• _WHAT IS ASKED_:
From the first line of the listing below, retype each line up to and including the one with "3.12, 3.73, 3.85];"; pictures stay out.

• _DATA EXCERPT_:
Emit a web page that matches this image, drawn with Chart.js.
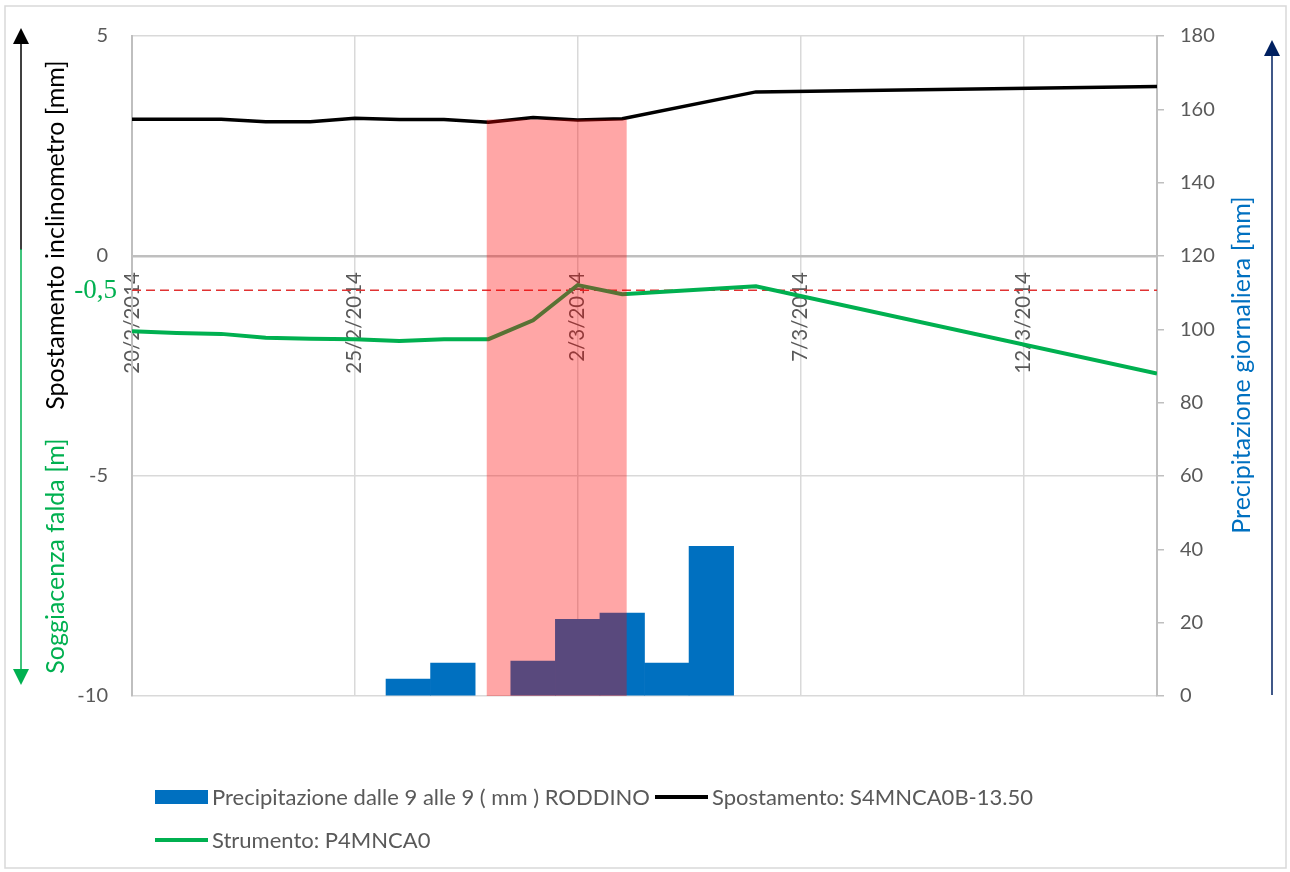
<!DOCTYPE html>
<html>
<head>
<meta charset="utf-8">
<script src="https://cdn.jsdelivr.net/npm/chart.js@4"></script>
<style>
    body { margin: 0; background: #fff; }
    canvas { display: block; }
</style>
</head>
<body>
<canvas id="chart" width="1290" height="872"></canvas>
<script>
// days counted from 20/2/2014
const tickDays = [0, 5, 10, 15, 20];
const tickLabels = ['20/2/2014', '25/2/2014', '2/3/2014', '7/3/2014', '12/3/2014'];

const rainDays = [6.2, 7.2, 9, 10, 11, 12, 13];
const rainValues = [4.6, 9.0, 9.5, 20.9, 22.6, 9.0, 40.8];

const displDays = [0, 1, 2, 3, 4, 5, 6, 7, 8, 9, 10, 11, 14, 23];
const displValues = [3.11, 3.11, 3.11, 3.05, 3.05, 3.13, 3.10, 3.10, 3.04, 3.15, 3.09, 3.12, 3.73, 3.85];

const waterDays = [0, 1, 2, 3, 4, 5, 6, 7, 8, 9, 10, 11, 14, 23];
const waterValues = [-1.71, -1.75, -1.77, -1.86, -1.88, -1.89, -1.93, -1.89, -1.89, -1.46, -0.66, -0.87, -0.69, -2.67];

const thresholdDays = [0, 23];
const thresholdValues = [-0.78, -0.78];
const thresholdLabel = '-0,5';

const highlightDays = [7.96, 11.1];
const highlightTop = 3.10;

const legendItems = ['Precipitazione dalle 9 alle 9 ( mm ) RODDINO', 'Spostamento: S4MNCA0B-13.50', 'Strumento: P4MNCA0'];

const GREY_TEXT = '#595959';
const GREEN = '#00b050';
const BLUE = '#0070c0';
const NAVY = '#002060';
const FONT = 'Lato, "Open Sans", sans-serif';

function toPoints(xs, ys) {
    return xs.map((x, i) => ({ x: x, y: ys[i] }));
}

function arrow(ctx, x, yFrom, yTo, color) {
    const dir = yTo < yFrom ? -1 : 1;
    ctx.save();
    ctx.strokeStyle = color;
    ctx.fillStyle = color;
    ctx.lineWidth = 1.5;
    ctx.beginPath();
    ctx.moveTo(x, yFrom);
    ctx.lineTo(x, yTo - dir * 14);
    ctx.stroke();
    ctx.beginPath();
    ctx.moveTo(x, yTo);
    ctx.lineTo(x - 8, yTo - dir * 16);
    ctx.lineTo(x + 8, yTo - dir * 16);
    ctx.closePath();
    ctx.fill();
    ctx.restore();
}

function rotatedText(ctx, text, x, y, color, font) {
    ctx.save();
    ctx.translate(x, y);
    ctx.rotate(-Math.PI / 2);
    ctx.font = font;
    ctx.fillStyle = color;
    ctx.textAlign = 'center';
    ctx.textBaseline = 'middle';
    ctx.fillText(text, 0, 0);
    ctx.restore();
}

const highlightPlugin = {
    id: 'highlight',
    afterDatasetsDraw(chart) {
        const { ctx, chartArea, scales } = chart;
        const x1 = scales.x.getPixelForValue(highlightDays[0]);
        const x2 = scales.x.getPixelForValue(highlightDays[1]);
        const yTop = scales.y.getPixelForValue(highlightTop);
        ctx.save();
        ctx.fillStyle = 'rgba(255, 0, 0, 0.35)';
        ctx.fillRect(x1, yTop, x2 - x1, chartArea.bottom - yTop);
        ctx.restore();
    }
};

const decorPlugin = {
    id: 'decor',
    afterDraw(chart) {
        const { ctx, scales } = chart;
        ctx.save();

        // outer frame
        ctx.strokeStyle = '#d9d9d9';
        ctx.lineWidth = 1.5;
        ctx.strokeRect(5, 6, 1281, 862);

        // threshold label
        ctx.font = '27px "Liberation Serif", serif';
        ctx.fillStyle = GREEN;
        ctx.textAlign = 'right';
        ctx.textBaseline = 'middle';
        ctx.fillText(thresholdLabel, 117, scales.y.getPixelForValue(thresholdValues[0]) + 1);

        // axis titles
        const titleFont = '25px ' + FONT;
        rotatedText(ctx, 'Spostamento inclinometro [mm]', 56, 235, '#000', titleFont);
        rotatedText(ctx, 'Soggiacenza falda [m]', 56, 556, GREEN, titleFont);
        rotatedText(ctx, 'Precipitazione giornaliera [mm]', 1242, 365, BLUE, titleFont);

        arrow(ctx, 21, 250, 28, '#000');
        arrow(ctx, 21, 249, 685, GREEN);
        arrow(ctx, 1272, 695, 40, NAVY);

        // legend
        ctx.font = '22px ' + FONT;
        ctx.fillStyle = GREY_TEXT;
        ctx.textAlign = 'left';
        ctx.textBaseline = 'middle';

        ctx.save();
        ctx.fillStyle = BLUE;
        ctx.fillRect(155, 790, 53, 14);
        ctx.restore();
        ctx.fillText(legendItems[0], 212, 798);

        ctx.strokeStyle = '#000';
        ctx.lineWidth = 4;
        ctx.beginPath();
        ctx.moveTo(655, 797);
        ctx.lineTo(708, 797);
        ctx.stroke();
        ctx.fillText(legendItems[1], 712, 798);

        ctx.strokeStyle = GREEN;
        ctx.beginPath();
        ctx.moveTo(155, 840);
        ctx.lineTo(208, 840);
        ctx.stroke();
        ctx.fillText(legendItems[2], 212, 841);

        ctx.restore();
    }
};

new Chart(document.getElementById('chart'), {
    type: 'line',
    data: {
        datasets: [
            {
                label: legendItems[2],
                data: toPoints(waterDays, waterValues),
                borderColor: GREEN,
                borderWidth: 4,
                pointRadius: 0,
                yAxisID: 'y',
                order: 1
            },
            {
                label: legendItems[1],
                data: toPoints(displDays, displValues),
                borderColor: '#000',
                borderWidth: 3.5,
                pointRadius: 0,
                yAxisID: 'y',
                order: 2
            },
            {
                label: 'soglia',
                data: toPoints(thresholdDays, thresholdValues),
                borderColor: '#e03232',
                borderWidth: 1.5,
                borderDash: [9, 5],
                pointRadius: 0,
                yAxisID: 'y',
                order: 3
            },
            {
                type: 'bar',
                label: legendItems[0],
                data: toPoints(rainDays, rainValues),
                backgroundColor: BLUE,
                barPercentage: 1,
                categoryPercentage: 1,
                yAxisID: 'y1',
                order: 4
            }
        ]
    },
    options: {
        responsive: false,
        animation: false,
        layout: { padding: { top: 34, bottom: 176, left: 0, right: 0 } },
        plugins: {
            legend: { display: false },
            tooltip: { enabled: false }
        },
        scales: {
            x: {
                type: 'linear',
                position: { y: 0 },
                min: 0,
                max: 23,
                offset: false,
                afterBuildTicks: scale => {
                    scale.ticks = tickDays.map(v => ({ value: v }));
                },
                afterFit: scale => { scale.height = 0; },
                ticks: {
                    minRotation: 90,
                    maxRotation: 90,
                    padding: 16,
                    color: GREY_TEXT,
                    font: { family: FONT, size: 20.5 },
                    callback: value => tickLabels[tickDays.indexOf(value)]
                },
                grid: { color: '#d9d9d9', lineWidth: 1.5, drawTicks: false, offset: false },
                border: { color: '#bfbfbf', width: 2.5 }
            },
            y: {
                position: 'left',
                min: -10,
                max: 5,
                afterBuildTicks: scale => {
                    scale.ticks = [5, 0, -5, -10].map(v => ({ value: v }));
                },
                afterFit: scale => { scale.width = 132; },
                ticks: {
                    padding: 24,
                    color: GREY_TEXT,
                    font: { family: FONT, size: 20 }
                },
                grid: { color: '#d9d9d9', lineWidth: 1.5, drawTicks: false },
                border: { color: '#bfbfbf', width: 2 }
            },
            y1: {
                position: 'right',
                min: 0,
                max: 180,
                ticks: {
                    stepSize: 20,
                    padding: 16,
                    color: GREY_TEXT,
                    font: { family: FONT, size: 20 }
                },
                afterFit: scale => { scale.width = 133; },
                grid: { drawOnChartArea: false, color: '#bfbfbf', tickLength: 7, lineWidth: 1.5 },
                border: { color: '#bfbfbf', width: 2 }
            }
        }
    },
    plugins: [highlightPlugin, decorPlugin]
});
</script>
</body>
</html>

• _EXERCISE RESULT_:
Emit a web page that matches this image, drawn with Chart.js.
<!DOCTYPE html>
<html>
<head>
<meta charset="utf-8">
<script src="https://cdn.jsdelivr.net/npm/chart.js@4"></script>
<style>
    body { margin: 0; background: #fff; }
    canvas { display: block; }
</style>
</head>
<body>
<canvas id="chart" width="1290" height="872"></canvas>
<script>
// days counted from 20/2/2014
const tickDays = [0, 5, 10, 15, 20];
const tickLabels = ['20/2/2014', '25/2/2014', '2/3/2014', '7/3/2014', '12/3/2014'];

const rainDays = [6.2, 7.2, 9, 10, 11, 12, 13];
const rainValues = [4.6, 9.0, 9.5, 20.9, 22.6, 9.0, 40.8];

const displDays = [0, 1, 2, 3, 4, 5, 6, 7, 8, 9, 10, 11, 14, 23];
const displValues = [3.11, 3.11, 3.11, 3.05, 3.05, 3.13, 3.10, 3.10, 3.04, 3.15, 3.09, 3.12, 3.73, 3.85];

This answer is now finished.